To understand a process, we must understand its Machine State—everything the program can read or update during execution.

Key Components:

Memory (Address Space): Where instructions lie and where the data the program reads/writes sits.
Registers:
- Program Counter (PC) / Instruction Pointer (IP): Tells us which instruction will execute next.
- Stack Pointer & Frame Pointer: Used to manage the stack for function parameters, local variables, and return addresses.
Persistent Storage: Includes a list of files the process currently has open.

3. Process API: The OS Interface

Any modern operating system must include these fundamental interfaces for process management: 1. Create: A way to create new processes. 2. Destroy: Forcefully stop a process. 3. Wait: Wait for a process to stop running. 4. Miscellaneous Control: Suspending or resuming a process. 5. Status: Getting information about a process (how long it has run, its state, etc.).

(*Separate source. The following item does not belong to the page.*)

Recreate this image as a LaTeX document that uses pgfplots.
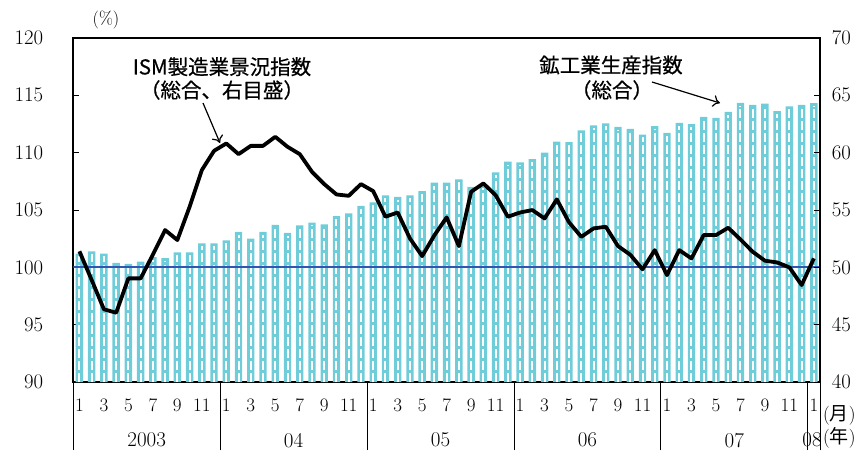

4. Process Creation: From Disk to Memory

How does the OS get a program up and running? It follows a systematic procedure:

Loading: The OS loads the code and static data from disk into the address space of the process.
- Modern optimization: Loading is often done lazily, only bringing in pieces of code/data as needed.
Stack Allocation: The OS allocates memory for the program's run-time stack (for local variables, function parameters, and return addresses).
Heap Allocation: The OS allocates memory for the heap (for explicitly requested dynamic data via malloc()).
I/O Setup: Initializing tasks related to standard input, output, and error.
Entry Point: The OS starts execution at main(), handing off control of the CPU to the newly created process.

5. Process States

A process is always in one of three primary states:

stateDiagram-v2
    [*] --> Ready: Create
    Ready --> Running: Scheduled
    Running --> Ready: Descheduled
    Running --> Blocked: I/O Request
    Blocked --> Ready: I/O Done
    Running --> [*]: Exit

Running: The process is executing instructions on a processor.
Ready: The process is prepared to run but the OS hasn't chosen to run it yet.
Blocked: The process has performed some operation (like I/O) that makes it unready to run until some event happens.

6. Mechanisms vs. Policies

Context Switch (Mechanism): The low-level piece of code that gives the OS the ability to stop running one program and start running another.
Scheduling Policy (Policy): The high-level algorithms used to make decisions (e.g., which program should the OS run next?).

Last Updated: May 14, 2026

End Note: Understanding the process abstraction is the first step in mastering how an operating system virtualizes hardware. By managing machine state and transitioning between states, the OS provides a robust environment for multiple programs to coexist.